BEGIN SUPPLIED MATERIAL

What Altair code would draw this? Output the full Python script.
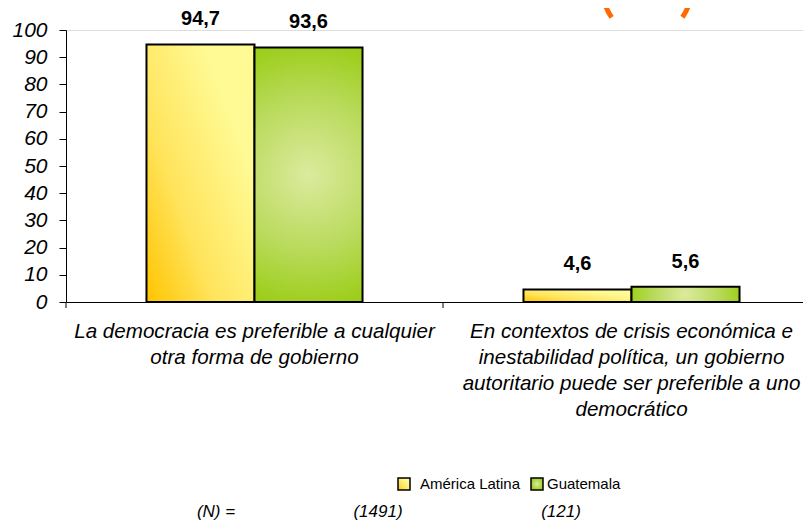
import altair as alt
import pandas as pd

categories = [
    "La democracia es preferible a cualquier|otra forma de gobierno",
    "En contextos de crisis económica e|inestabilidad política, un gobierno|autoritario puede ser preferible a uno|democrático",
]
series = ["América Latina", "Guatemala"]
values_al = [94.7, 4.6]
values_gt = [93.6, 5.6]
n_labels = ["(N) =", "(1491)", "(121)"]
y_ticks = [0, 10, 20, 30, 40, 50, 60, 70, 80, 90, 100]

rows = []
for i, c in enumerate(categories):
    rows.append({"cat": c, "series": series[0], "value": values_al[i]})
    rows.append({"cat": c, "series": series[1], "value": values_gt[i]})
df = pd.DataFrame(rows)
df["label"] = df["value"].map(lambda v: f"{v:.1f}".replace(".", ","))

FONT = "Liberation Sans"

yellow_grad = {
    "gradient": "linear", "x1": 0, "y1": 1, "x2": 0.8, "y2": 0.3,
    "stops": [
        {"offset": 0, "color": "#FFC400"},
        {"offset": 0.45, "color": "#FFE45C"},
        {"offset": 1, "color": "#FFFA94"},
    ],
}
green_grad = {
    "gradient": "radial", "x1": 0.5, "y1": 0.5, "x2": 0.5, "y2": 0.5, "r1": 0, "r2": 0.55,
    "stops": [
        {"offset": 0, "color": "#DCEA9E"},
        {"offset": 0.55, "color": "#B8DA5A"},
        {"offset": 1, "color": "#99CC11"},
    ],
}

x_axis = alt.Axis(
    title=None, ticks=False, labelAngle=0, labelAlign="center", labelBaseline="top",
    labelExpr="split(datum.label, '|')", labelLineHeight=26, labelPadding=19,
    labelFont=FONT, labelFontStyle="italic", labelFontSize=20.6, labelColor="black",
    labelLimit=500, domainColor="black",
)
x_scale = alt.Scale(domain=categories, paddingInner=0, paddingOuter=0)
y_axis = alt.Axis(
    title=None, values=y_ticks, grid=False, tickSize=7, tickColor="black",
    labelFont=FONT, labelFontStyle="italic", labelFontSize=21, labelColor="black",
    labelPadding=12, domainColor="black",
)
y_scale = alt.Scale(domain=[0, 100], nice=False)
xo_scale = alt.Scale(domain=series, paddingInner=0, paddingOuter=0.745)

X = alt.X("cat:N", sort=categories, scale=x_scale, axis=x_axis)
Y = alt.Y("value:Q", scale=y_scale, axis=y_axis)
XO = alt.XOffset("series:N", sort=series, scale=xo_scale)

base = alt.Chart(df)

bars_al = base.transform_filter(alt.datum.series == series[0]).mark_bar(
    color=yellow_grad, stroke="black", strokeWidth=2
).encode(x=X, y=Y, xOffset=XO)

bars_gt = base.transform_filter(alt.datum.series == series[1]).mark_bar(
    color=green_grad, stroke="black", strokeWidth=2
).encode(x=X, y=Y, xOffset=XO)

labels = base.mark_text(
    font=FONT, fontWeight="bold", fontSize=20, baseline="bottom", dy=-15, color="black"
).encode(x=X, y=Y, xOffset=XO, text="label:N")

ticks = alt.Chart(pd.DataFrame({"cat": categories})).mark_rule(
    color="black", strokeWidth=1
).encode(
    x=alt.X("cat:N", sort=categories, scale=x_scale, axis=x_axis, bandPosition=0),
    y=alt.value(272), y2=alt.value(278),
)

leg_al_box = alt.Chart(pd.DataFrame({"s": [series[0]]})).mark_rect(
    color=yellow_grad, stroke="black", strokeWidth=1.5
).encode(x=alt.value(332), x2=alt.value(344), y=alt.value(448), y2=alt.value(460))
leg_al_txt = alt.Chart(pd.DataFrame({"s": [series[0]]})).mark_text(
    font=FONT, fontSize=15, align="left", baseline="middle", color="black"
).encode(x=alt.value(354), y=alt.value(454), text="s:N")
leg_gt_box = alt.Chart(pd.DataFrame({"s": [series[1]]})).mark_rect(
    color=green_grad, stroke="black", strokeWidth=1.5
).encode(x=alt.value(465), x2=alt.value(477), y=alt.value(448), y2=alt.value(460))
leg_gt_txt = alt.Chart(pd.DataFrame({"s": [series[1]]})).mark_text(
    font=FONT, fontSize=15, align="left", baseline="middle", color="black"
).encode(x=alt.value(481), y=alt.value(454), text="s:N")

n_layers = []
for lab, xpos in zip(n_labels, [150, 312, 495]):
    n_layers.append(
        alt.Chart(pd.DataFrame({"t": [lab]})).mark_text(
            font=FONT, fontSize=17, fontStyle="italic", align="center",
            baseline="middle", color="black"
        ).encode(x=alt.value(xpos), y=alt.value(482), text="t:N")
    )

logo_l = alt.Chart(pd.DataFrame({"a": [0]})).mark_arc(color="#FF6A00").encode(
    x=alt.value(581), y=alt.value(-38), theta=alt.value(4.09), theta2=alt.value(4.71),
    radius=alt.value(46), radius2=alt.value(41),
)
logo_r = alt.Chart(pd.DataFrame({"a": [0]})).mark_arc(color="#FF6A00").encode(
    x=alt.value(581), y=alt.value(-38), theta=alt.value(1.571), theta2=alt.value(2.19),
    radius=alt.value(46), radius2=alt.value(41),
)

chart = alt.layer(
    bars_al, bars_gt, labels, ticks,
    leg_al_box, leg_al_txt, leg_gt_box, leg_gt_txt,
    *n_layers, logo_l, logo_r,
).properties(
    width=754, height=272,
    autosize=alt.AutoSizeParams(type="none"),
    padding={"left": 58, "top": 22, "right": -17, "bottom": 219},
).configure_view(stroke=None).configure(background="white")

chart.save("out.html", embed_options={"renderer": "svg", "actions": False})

END SUPPLIED MATERIAL

→ **TASK REQUIREMENTS**
Reproduce only the lines from the beginning of the data through the line that contains "import pandas as pd", both included, and please drop the pictures.

→ **CORRECT RESULT**
What Altair code would draw this? Output the full Python script.
import altair as alt
import pandas as pd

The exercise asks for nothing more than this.